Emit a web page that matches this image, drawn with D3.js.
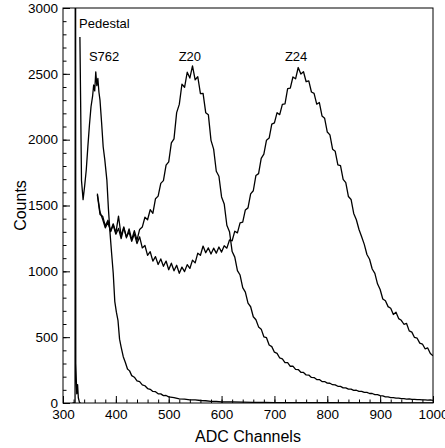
<!DOCTYPE html>
<html>
<head>
<meta charset="utf-8">
<script src="https://cdn.jsdelivr.net/npm/d3@7"></script>
<style>
  body { margin: 0; background: #fff; }
  svg { display: block; font-family: "Liberation Sans", Arial, Helvetica, sans-serif; }
</style>
</head>
<body>
<div id="chart"></div>
<script>
// pic du piedestal
const canauxPied = [318, 322.8, 323.5, 324.2, 326, 327.6, 329, 331, 333];
const comptesPied = [0, 0, 6000, 300, 70, 140, 40, 6, 0];

// S762 (canaux irreguliers)
const canauxS762 = [332, 335, 338, 341, 344, 347, 350, 353, 356, 358, 360, 362, 364, 366, 368, 370,
    373, 376, 379, 383, 386, 389, 392, 395, 398, 401, 404, 407, 410, 414, 418, 422, 426, 430, 435,
    440, 445, 450, 455, 460, 465, 470, 475, 480, 485, 490, 495, 500, 510, 520, 530, 540, 550, 560,
    570, 580, 590, 600, 620, 640, 660, 680, 700, 750, 800, 900, 1000];
const comptesS762 = [2780, 1690, 1545, 1650, 1770, 1945, 2110, 2250, 2330, 2415, 2370, 2515, 2410, 2465, 2360, 2300,
    2130, 1946, 1850, 1693, 1470, 1290, 1135, 987, 770, 690, 628, 485, 425, 352, 308, 258, 244, 208, 196,
    168, 162, 138, 131, 110, 104, 88, 86, 70, 69, 56, 57, 46, 41, 32, 30, 24, 23, 19,
    17, 13, 12, 9, 8, 6, 5, 4, 3, 2, 2, 1, 1];

// Z20 et Z24 : histogrammes a pas fixe
const premierCanal = 365;
const pasCanal = 5;
const comptesZ20 = [1590, 1450, 1395, 1330, 1372, 1305, 1361, 1292, 1420, 1268, 1338, 1255, 1322, 1240, 1309, 1236,
    1318, 1336, 1411, 1392, 1468, 1441, 1552, 1571, 1668, 1689, 1806, 1832, 1975, 2006, 2205, 2268,
    2421, 2398, 2512, 2468, 2560, 2455, 2478, 2350, 2352, 2205, 2190, 1995, 1928, 1760, 1722, 1565,
    1512, 1350, 1301, 1150, 1108, 1005, 972, 876, 842, 758, 731, 655, 632, 578, 561, 503,
    496, 440, 428, 386, 377, 342, 336, 307, 306, 279, 280, 256, 254, 233, 232, 213,
    212, 194, 193, 178, 178, 163, 163, 151, 150, 139, 138, 127, 126, 115, 115, 105,
    105, 96, 97, 88, 88, 80, 80, 72, 72, 64, 63, 56, 54, 47, 46, 41,
    41, 37, 37, 33, 33, 30, 31, 27, 28, 25, 26, 23, 24, 22, 23, 20];
const comptesZ24 = [1580, 1432, 1418, 1345, 1388, 1301, 1352, 1282, 1326, 1248, 1330, 1262, 1298, 1228, 1285, 1211,
    1262, 1178, 1196, 1121, 1149, 1078, 1112, 1052, 1094, 1038, 1078, 1012, 1062, 1004, 1046, 985,
    1032, 998, 1051, 1022, 1085, 1064, 1138, 1122, 1192, 1141, 1178, 1132, 1176, 1138, 1185, 1146,
    1194, 1176, 1238, 1232, 1305, 1292, 1368, 1374, 1466, 1482, 1588, 1612, 1728, 1742, 1858, 1890,
    1996, 2012, 2118, 2128, 2205, 2190, 2268, 2272, 2388, 2392, 2476, 2462, 2548, 2498, 2516, 2440,
    2446, 2362, 2352, 2270, 2282, 2180, 2162, 2058, 2036, 1928, 1912, 1808, 1802, 1698, 1674, 1568,
    1546, 1440, 1392, 1318, 1262, 1205, 1128, 1092, 1018, 984, 905, 862, 790, 776, 732, 720,
    672, 690, 641, 628, 598, 604, 548, 538, 498, 492, 455, 448, 412, 418, 376, 358];

// etiquettes des pics (canal, comptes)
const etiquettes = [
    {texte: "Pedestal", canal: 330.5, comptes: 2848, ancre: "start"},
    {texte: "S762", canal: 349, comptes: 2597, ancre: "start"},
    {texte: "Z20", canal: 540, comptes: 2597, ancre: "middle"},
    {texte: "Z24", canal: 741, comptes: 2600, ancre: "middle"}
];
const ticksY = [0, 500, 1000, 1500, 2000, 2500, 3000];
const ticksX = [300, 400, 500, 600, 700, 800, 900, 1000];

function dessiner() {
    const width = 445;
    const height = 448;
    const marginLeft = 63, marginRight = 12, marginTop = 8, marginBottom = 45;

    const x = d3.scaleLinear().domain([300, 1000]).range([marginLeft, width - marginRight]);
    const y = d3.scaleLinear().domain([0, 3000]).range([height - marginBottom, marginTop]);

    const svg = d3.select("#chart").append("svg")
        .attr("width", width)
        .attr("height", height);

    svg.append("clipPath").attr("id", "cadre")
        .append("rect")
        .attr("x", x(300)).attr("y", y(3000))
        .attr("width", x(1000) - x(300)).attr("height", y(0) - y(3000));

    const ligne = d3.line().x(d => x(d[0])).y(d => y(d[1]));

    const series = [
        canauxPied.map((c, i) => [c, comptesPied[i]]),
        canauxS762.map((c, i) => [c, comptesS762[i]]),
        comptesZ20.map((v, i) => [premierCanal + i * pasCanal, v]),
        comptesZ24.map((v, i) => [premierCanal + i * pasCanal, v])
    ];

    svg.append("g")
        .attr("clip-path", "url(#cadre)")
        .selectAll("path")
        .data(series)
        .join("path")
        .attr("d", ligne)
        .attr("fill", "none")
        .attr("stroke", "#000")
        .attr("stroke-width", 1.3)
        .attr("stroke-linejoin", "round");

    // graduations secondaires
    svg.append("g")
        .attr("transform", `translate(${marginLeft},0)`)
        .call(d3.axisLeft(y).ticks(30).tickSize(-3.5).tickFormat("").tickSizeOuter(0))
        .call(g => g.select(".domain").remove());
    svg.append("g")
        .attr("transform", `translate(0,${height - marginBottom})`)
        .call(d3.axisBottom(x).ticks(35).tickSize(-3.5).tickFormat("").tickSizeOuter(0))
        .call(g => g.select(".domain").remove());

    // axes principaux
    svg.append("g")
        .attr("transform", `translate(${marginLeft},0)`)
        .call(d3.axisLeft(y).tickValues(ticksY).tickFormat(d3.format("d")).tickSize(-7).tickPadding(5).tickSizeOuter(0))
        .call(g => g.select(".domain").remove())
        .call(g => g.selectAll("text").attr("font-size", 13.5).attr("fill", "#000"));
    svg.append("g")
        .attr("transform", `translate(0,${height - marginBottom})`)
        .call(d3.axisBottom(x).tickValues(ticksX).tickFormat(d3.format("d")).tickSize(-7).tickPadding(6).tickSizeOuter(0))
        .call(g => g.select(".domain").remove())
        .call(g => g.selectAll("text").attr("font-size", 13.5).attr("fill", "#000"));

    svg.selectAll(".tick line").attr("stroke", "#000");
    svg.selectAll(".tick text").attr("font-family", "Liberation Sans, Arial, sans-serif");

    // cadre
    svg.append("rect")
        .attr("x", x(300)).attr("y", y(3000))
        .attr("width", x(1000) - x(300)).attr("height", y(0) - y(3000))
        .attr("fill", "none")
        .attr("stroke", "#000")
        .attr("stroke-width", 1);

    // etiquettes des pics
    svg.append("g")
        .selectAll("text")
        .data(etiquettes)
        .join("text")
        .attr("x", d => x(d.canal))
        .attr("y", d => y(d.comptes))
        .attr("text-anchor", d => d.ancre)
        .attr("font-size", 13)
        .text(d => d.texte);

    // titres des axes
    svg.append("text")
        .attr("x", (x(300) + x(1000)) / 2)
        .attr("y", 442)
        .attr("text-anchor", "middle")
        .attr("font-size", 16)
        .text("ADC Channels");
    svg.append("text")
        .attr("transform", `translate(26,${(y(0) + y(3000)) / 2}) rotate(-90)`)
        .attr("text-anchor", "middle")
        .attr("font-size", 16)
        .text("Counts");
}

dessiner();
</script>
</body>
</html>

= = =

Exactly restate the lines from the beginning of the data through the line with "3, 2, 2, 1, 1];", and no others, keeping pictures out.

Emit a web page that matches this image, drawn with D3.js.
<!DOCTYPE html>
<html>
<head>
<meta charset="utf-8">
<script src="https://cdn.jsdelivr.net/npm/d3@7"></script>
<style>
  body { margin: 0; background: #fff; }
  svg { display: block; font-family: "Liberation Sans", Arial, Helvetica, sans-serif; }
</style>
</head>
<body>
<div id="chart"></div>
<script>
// pic du piedestal
const canauxPied = [318, 322.8, 323.5, 324.2, 326, 327.6, 329, 331, 333];
const comptesPied = [0, 0, 6000, 300, 70, 140, 40, 6, 0];

// S762 (canaux irreguliers)
const canauxS762 = [332, 335, 338, 341, 344, 347, 350, 353, 356, 358, 360, 362, 364, 366, 368, 370,
    373, 376, 379, 383, 386, 389, 392, 395, 398, 401, 404, 407, 410, 414, 418, 422, 426, 430, 435,
    440, 445, 450, 455, 460, 465, 470, 475, 480, 485, 490, 495, 500, 510, 520, 530, 540, 550, 560,
    570, 580, 590, 600, 620, 640, 660, 680, 700, 750, 800, 900, 1000];
const comptesS762 = [2780, 1690, 1545, 1650, 1770, 1945, 2110, 2250, 2330, 2415, 2370, 2515, 2410, 2465, 2360, 2300,
    2130, 1946, 1850, 1693, 1470, 1290, 1135, 987, 770, 690, 628, 485, 425, 352, 308, 258, 244, 208, 196,
    168, 162, 138, 131, 110, 104, 88, 86, 70, 69, 56, 57, 46, 41, 32, 30, 24, 23, 19,
    17, 13, 12, 9, 8, 6, 5, 4, 3, 2, 2, 1, 1];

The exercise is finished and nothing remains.